• _Set task_: Extract from the entries below, exactly as given, only the lines from the line containing "Clone this chart in matplotlib." to the line containing "plt.rcParams['mathtext.fontset'] = 'stix'", both lines included.
(begin)
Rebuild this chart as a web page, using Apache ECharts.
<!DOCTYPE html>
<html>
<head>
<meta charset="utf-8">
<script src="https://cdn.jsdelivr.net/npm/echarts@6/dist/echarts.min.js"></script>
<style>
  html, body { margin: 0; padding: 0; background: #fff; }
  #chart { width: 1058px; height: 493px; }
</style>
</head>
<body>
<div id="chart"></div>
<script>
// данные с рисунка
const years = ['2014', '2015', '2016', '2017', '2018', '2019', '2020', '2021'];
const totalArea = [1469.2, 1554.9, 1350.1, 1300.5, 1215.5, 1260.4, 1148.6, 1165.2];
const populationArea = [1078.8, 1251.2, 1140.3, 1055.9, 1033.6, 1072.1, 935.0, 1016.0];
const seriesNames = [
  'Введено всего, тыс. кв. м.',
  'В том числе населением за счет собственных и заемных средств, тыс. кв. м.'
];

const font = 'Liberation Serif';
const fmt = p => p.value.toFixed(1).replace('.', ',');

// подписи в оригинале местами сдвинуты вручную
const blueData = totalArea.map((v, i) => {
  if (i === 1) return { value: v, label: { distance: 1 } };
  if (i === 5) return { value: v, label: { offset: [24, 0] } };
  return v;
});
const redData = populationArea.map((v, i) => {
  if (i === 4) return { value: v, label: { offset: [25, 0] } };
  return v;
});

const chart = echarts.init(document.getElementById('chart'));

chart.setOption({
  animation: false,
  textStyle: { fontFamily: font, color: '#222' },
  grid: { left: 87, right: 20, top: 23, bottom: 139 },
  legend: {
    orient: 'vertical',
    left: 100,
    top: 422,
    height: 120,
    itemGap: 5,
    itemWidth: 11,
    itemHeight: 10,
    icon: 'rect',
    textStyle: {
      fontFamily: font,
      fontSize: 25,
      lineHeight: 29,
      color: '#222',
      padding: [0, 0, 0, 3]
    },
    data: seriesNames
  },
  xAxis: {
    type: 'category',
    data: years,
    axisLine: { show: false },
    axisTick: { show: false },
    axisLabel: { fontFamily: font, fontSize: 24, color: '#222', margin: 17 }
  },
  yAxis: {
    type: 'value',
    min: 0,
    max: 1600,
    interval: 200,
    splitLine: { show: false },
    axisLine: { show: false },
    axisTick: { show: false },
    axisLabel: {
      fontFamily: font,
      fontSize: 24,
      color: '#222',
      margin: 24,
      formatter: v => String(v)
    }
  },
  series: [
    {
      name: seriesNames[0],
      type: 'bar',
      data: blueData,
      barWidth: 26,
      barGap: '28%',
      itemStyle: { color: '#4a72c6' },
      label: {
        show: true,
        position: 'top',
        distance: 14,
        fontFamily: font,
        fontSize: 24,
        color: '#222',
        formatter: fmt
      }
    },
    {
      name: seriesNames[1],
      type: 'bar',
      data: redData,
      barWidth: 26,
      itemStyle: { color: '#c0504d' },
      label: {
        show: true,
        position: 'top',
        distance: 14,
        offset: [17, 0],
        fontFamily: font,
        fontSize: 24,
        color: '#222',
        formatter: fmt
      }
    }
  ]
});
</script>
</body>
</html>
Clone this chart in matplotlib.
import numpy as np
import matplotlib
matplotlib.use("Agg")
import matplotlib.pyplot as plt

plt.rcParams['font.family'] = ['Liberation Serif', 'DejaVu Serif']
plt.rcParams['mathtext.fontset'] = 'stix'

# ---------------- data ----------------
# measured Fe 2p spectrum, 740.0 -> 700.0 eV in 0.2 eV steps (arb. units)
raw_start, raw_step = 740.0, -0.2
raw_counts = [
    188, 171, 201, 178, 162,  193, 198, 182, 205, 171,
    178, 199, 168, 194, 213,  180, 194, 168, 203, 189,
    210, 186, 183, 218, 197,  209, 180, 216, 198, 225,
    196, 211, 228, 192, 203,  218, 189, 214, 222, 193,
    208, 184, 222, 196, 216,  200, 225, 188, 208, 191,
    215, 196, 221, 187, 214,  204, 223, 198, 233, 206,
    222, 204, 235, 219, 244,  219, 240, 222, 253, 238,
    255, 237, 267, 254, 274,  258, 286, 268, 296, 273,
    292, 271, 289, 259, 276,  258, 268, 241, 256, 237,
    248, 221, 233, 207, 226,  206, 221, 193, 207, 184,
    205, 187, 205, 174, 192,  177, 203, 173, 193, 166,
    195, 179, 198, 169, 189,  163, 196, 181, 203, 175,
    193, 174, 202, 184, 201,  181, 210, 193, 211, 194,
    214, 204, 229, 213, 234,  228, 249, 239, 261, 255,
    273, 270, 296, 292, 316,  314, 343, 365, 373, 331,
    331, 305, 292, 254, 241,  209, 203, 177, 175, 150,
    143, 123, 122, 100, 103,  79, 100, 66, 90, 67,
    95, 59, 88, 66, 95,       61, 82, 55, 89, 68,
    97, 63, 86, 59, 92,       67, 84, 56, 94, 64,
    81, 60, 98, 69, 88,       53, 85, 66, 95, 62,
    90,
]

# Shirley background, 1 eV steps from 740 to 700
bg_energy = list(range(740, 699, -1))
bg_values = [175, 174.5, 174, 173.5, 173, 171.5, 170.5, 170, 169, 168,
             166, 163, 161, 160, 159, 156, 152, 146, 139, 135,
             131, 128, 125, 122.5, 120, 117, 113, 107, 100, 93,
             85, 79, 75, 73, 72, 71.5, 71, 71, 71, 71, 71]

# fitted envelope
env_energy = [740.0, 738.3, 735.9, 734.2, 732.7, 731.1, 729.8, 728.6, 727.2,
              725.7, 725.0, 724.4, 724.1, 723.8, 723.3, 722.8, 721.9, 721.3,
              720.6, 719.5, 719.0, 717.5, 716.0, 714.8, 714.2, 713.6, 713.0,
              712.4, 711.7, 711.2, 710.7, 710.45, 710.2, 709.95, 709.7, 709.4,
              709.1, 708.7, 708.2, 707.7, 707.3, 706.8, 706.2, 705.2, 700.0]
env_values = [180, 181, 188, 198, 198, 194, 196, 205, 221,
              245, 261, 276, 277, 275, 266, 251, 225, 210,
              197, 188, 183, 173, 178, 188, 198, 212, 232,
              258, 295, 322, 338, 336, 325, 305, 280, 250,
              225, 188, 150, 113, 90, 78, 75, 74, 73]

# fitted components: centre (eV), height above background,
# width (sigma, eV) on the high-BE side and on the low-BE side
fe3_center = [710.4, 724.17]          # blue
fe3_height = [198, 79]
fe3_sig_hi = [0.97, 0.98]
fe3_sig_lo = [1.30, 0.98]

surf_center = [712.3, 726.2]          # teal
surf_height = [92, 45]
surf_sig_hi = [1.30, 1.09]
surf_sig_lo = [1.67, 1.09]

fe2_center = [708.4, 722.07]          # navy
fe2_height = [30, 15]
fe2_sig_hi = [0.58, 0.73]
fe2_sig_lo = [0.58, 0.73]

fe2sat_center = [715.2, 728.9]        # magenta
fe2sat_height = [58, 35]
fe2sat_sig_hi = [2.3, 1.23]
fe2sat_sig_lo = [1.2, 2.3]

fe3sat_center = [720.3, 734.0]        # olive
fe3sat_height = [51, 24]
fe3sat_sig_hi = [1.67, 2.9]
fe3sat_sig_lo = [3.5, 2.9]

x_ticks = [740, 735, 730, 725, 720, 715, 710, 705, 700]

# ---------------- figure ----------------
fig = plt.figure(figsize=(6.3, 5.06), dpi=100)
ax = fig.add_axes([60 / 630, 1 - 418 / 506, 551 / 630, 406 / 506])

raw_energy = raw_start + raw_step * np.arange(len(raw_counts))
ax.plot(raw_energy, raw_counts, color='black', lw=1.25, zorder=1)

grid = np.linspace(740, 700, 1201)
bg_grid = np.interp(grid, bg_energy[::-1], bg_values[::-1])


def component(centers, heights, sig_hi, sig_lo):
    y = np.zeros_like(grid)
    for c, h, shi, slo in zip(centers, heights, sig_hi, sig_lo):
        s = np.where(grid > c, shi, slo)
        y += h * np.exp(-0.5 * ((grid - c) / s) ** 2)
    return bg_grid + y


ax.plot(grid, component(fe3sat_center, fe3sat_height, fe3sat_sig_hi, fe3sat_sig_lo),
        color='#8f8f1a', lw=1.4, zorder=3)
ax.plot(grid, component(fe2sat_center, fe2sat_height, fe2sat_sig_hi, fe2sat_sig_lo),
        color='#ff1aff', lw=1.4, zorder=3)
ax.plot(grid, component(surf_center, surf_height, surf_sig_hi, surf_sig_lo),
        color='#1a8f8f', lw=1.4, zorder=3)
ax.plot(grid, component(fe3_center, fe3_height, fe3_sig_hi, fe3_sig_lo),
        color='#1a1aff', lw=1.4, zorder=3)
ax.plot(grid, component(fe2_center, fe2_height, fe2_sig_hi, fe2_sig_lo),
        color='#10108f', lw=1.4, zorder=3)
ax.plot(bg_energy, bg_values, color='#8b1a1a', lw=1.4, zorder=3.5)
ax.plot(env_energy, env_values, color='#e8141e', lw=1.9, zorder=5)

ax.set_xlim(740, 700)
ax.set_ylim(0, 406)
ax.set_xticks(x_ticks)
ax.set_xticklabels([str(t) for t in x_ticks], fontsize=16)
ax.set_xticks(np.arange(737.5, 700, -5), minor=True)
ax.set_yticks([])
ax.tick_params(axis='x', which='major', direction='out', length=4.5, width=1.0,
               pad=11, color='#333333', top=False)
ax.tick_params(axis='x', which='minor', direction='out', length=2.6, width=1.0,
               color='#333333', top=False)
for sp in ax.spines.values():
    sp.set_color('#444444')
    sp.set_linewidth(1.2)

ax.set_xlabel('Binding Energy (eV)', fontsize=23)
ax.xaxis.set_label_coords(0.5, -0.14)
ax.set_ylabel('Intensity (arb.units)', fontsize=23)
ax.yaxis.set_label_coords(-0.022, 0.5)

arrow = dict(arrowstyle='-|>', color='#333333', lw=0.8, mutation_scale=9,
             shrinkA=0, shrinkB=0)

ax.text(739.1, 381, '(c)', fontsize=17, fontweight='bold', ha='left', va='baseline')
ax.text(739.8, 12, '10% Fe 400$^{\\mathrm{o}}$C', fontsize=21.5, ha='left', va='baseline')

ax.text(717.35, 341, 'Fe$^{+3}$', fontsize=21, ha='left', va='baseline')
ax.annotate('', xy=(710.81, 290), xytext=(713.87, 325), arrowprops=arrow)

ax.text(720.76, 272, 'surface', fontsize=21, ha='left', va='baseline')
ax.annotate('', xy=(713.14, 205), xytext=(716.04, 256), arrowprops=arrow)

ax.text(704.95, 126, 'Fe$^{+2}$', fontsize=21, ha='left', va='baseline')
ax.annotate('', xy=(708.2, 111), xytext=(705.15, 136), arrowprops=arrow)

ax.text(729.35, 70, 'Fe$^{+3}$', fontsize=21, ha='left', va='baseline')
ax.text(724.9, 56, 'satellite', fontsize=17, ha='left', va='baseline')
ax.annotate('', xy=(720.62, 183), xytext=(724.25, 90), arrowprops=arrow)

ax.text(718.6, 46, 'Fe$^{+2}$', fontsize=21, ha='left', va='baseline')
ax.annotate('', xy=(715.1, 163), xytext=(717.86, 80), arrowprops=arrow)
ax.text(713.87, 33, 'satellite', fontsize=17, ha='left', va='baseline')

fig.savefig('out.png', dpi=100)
(end)
• _Expected answer_:
Clone this chart in matplotlib.
import numpy as np
import matplotlib
matplotlib.use("Agg")
import matplotlib.pyplot as plt

plt.rcParams['font.family'] = ['Liberation Serif', 'DejaVu Serif']
plt.rcParams['mathtext.fontset'] = 'stix'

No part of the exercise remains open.